A trailing dog may begin with short, simple tracks laid by a familiar person across easy ground. Over time, those tracks age, cross obstacles, pass through areas of human traffic, and stretch into more demanding conditions. Air-scent dogs, on the other hand, learn to hunt for airborne human odor within a search area. They develop independence, range, and a reliable final indication when they locate someone.

Search and rescue training is not glamorous most days. It is repetition, patience, correction without confusion, and exposure to all the things that can rattle a weaker dog. Slick rocks, dark stairwells, helicopters overhead, unstable surfaces, brush so thick it seems stitched together, and long hours with no quick payoff all become part of the education. A finished dog is not just talented. It is proof of countless small lessons done right.

Certification and Ongoing Practice

Responsible teams do not simply declare themselves ready. Most credible search and rescue dog units work under recognized training standards and certification requirements. That process helps confirm the dog and handler can perform under realistic conditions. Even after certification, training never stops. Scent work is a perishable skill, and the partnership between dog and handler needs regular sharpening.

The finest teams I have seen treat every practice like it matters, because someday it will. There is no room for coasting when a real search call may come at two in the morning with weather turning and family members praying for a miracle.

The Heart Behind the Work

What sets these dogs apart is not just their utility. It is their heart. A true search and rescue dog works with conviction. You can see it in the way the dog leans into the harness, in the focused sweep of the head when scent starts to build, in the sudden certainty when the line snaps tight and the dog knows it has the right answer. That intensity is hard to forget once you have seen it up close.

Handlers carry their own burden. They know every search has a human face behind it. Sometimes the outcome is joyful, with a tired but living subject found in time. Sometimes the ending is heavy. Search and rescue dogs serve through all of it, and they do so without hesitation. They do not weigh the odds or second-guess the effort. They simply work.

What Dog Owners Can Learn from Search and Rescue Dogs

Even if your own dog will never work a formal search, there is a great deal to admire and apply from this world. Search and rescue dogs remind us what can happen when natural ability meets structure, purpose, and consistent handling. They show the value of engagement, confidence building, and giving a dog a job that satisfies both mind and body.

For owners interested in working dogs, scent games, tracking exercises, and obedience under distraction can open a new level of partnership. You do not need a disaster scene to appreciate the power of a dog’s nose. Start simple, keep it fair, and let the dog learn to solve problems. You may be surprised how much talent is waiting under the surface.

There is also a lesson here about character.

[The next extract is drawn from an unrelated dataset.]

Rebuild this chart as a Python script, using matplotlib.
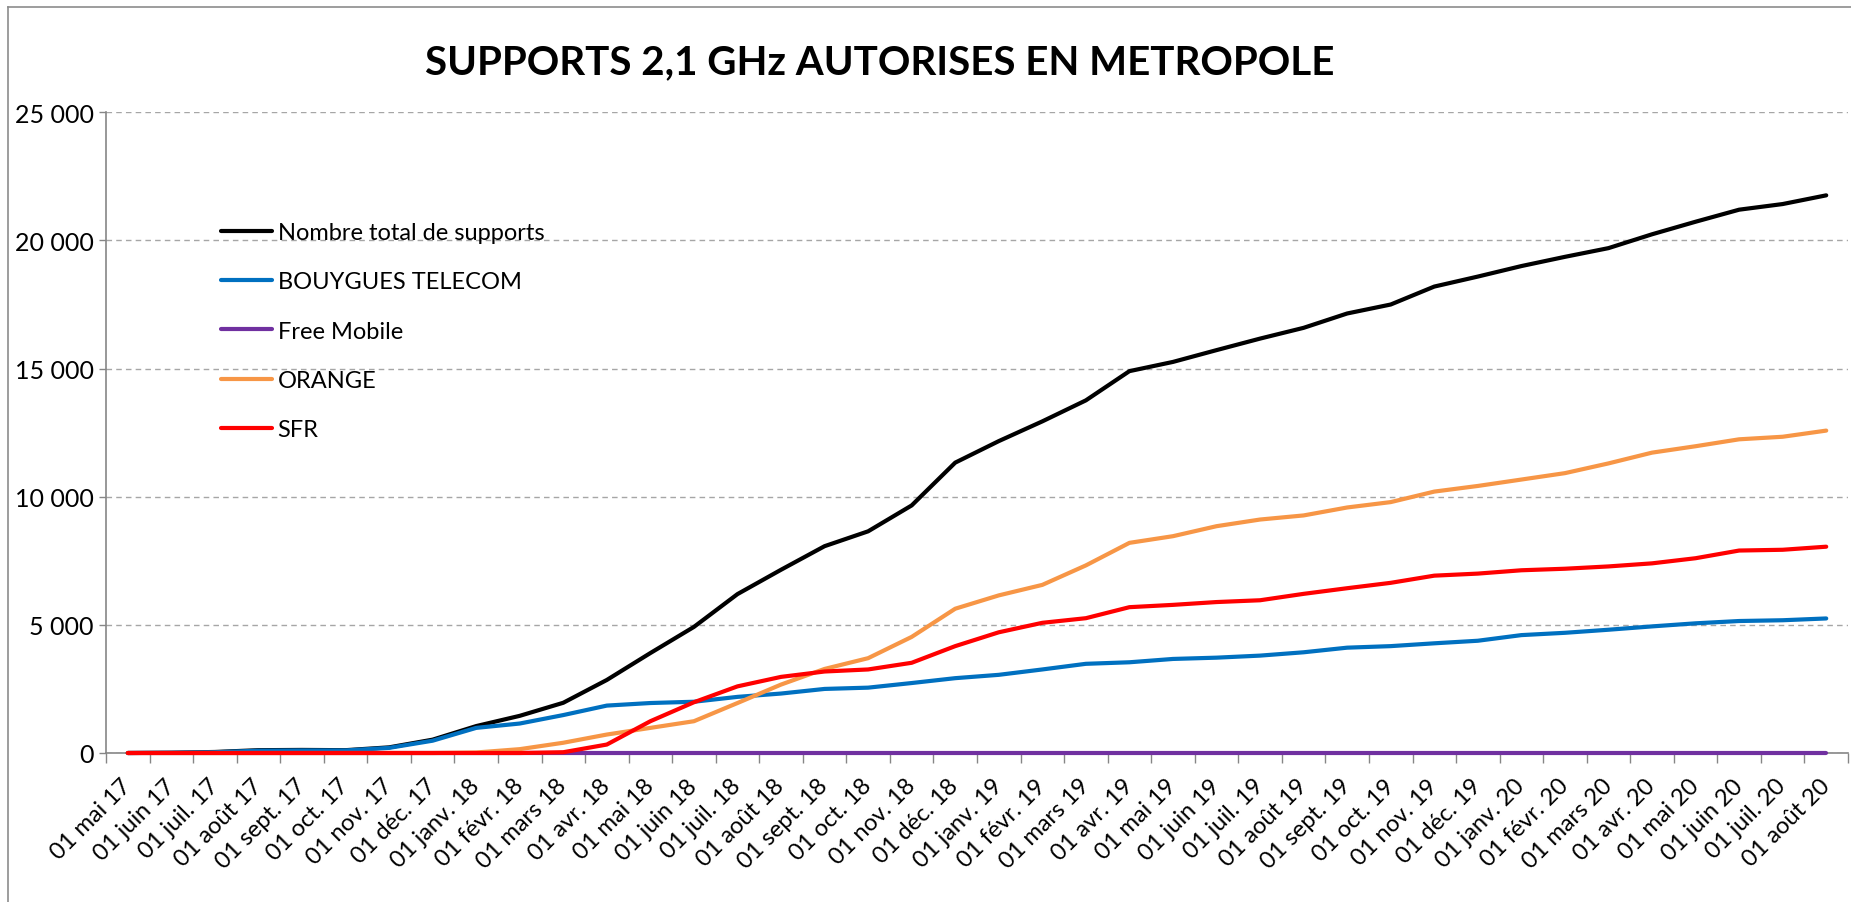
import matplotlib
matplotlib.use("Agg")
import matplotlib.pyplot as plt
from matplotlib.ticker import FuncFormatter, FixedLocator
from matplotlib.lines import Line2D

plt.rcParams['font.family'] = ['Lato', 'DejaVu Sans']

months = ["01 mai 17", "01 juin 17", "01 juil. 17", "01 août 17", "01 sept. 17", "01 oct. 17",
          "01 nov. 17", "01 déc. 17", "01 janv. 18", "01 févr. 18", "01 mars 18", "01 avr. 18",
          "01 mai 18", "01 juin 18", "01 juil. 18", "01 août 18", "01 sept. 18", "01 oct. 18",
          "01 nov. 18", "01 déc. 18", "01 janv. 19", "01 févr. 19", "01 mars 19", "01 avr. 19",
          "01 mai 19", "01 juin 19", "01 juil. 19", "01 août 19", "01 sept. 19", "01 oct. 19",
          "01 nov. 19", "01 déc. 19", "01 janv. 20", "01 févr. 20", "01 mars 20", "01 avr. 20",
          "01 mai 20", "01 juin 20", "01 juil. 20", "01 août 20"]

total = [0, 10, 40, 110, 120, 110, 220, 520, 1050, 1450, 1960, 2850, 3900, 4920, 6200, 7150,
         8070, 8650, 9660, 11330, 12170, 12940, 13760, 14900, 15260, 15720, 16170, 16590,
         17150, 17500, 18200, 18590, 19000, 19360, 19700, 20240, 20730, 21200, 21420, 21760]
bouygues = [0, 10, 30, 90, 100, 100, 200, 480, 980, 1150, 1480, 1850, 1950, 2000, 2190, 2320,
            2500, 2550, 2730, 2920, 3050, 3260, 3480, 3540, 3670, 3720, 3800, 3930, 4110, 4170,
            4280, 4380, 4600, 4690, 4810, 4940, 5060, 5150, 5180, 5250]
free = [0] * 40
orange = [0, 0, 0, 0, 0, 0, 0, 0, 20, 150, 400, 720, 980, 1240, 1950, 2670, 3280, 3700, 4530,
          5630, 6150, 6560, 7320, 8200, 8460, 8850, 9110, 9270, 9580, 9790, 10200, 10420, 10670,
          10920, 11300, 11720, 11970, 12240, 12340, 12580]
sfr = [0, 0, 0, 0, 0, 0, 0, 0, 0, 0, 30, 330, 1240, 1980, 2600, 2970, 3180, 3260, 3520, 4170,
       4710, 5080, 5260, 5690, 5780, 5890, 5960, 6210, 6430, 6640, 6920, 7000, 7130, 7190, 7280,
       7400, 7600, 7900, 7930, 8050]

series = [("Nombre total de supports", total, "#000000"),
          ("BOUYGUES TELECOM", bouygues, "#0070C0"),
          ("Free Mobile", free, "#7030A0"),
          ("ORANGE", orange, "#F79646"),
          ("SFR", sfr, "#FF0000")]

W, H = 1851, 903
fig = plt.figure(figsize=(W / 100, H / 100), dpi=100)
ax = fig.add_axes([106 / W, 1 - 754 / H, (1848 - 106) / W, (754 - 113.3) / H])

x = list(range(len(months)))
for name, vals, col in series:
    ax.plot(x, vals, color=col, lw=3.0, label=name, solid_joinstyle='round',
            solid_capstyle='round', zorder=3, clip_on=False)

ax.set_xlim(-0.5, len(months) - 0.5)
ax.set_ylim(0, 25000)
ax.set_yticks(range(0, 25001, 5000))
ax.yaxis.set_major_formatter(FuncFormatter(lambda v, p: f"{int(v):,}".replace(",", " ")))
ax.grid(axis='y', color='#A6A6A6', linestyle=(0, (4, 3)), lw=1.0)
ax.set_axisbelow(True)

ax.set_xticks(x)
ax.set_xticklabels(months, rotation=45, ha='right', va='center', rotation_mode='anchor')
ax.xaxis.set_minor_locator(FixedLocator([i - 0.5 for i in range(len(months) + 1)]))
ax.tick_params(axis='x', which='major', length=0, pad=21, labelsize=17, colors='#000000')
ax.tick_params(axis='x', which='minor', length=7, width=1, color='#868686', direction='out')
ax.tick_params(axis='y', which='major', length=5, width=1, color='#868686', pad=4, labelsize=18)

for s in ['top', 'right']:
    ax.spines[s].set_visible(False)
for s in ['left', 'bottom']:
    ax.spines[s].set_color('#868686')
    ax.spines[s].set_linewidth(1.2)

leg = ax.legend(loc='upper left', bbox_to_anchor=(221 / W, 1 - 223 / H), bbox_transform=fig.transFigure,
                frameon=False, fontsize=17, handlelength=2.15, handletextpad=0.25,
                labelspacing=1.2, borderpad=0, borderaxespad=0)

fig.text(880 / W, 1 - 63 / H, "SUPPORTS 2,1 GHz AUTORISES EN METROPOLE", ha='center', va='center',
         fontsize=29, fontweight='bold', color='#000000')

fig.add_artist(Line2D([8 / W, 8 / W], [0, 1 - 8 / H], transform=fig.transFigure, color='#8C8C8C', lw=1.2))
fig.add_artist(Line2D([8 / W, 1], [1 - 8 / H, 1 - 8 / H], transform=fig.transFigure, color='#8C8C8C', lw=1.2))

fig.savefig("out.png", dpi=100, facecolor='white')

The best working dogs are not made through harshness or ego. They are developed through clear communication, trust, and standards that do not bend when conditions get hard. That applies whether a dog is finding a lost hiker, recovering game, or learning to stay steady in the backyard.

Final Thoughts on These Canine Heroes

Search and rescue dogs deserve every ounce of respect they get and probably more than they receive. They work in darkness, bad weather, broken ground, and emotionally charged situations where mistakes matter. They do it with courage, stamina, and a faith in their handlers that ought to make any dog man stop and think.

When one of these dogs finds the lost, it feels like more than training and skill, though that is certainly part of it. It feels like the old partnership between human and dog at its very best. One brings reason, planning, and direction. The other brings senses and determination beyond our own. Together, they reach into places fear and uncertainty have taken hold, and they bring hope back out.

That is why search and rescue dogs are not just working dogs. They are proof of what a dog can become when instinct, heart, and training meet a purpose worth serving.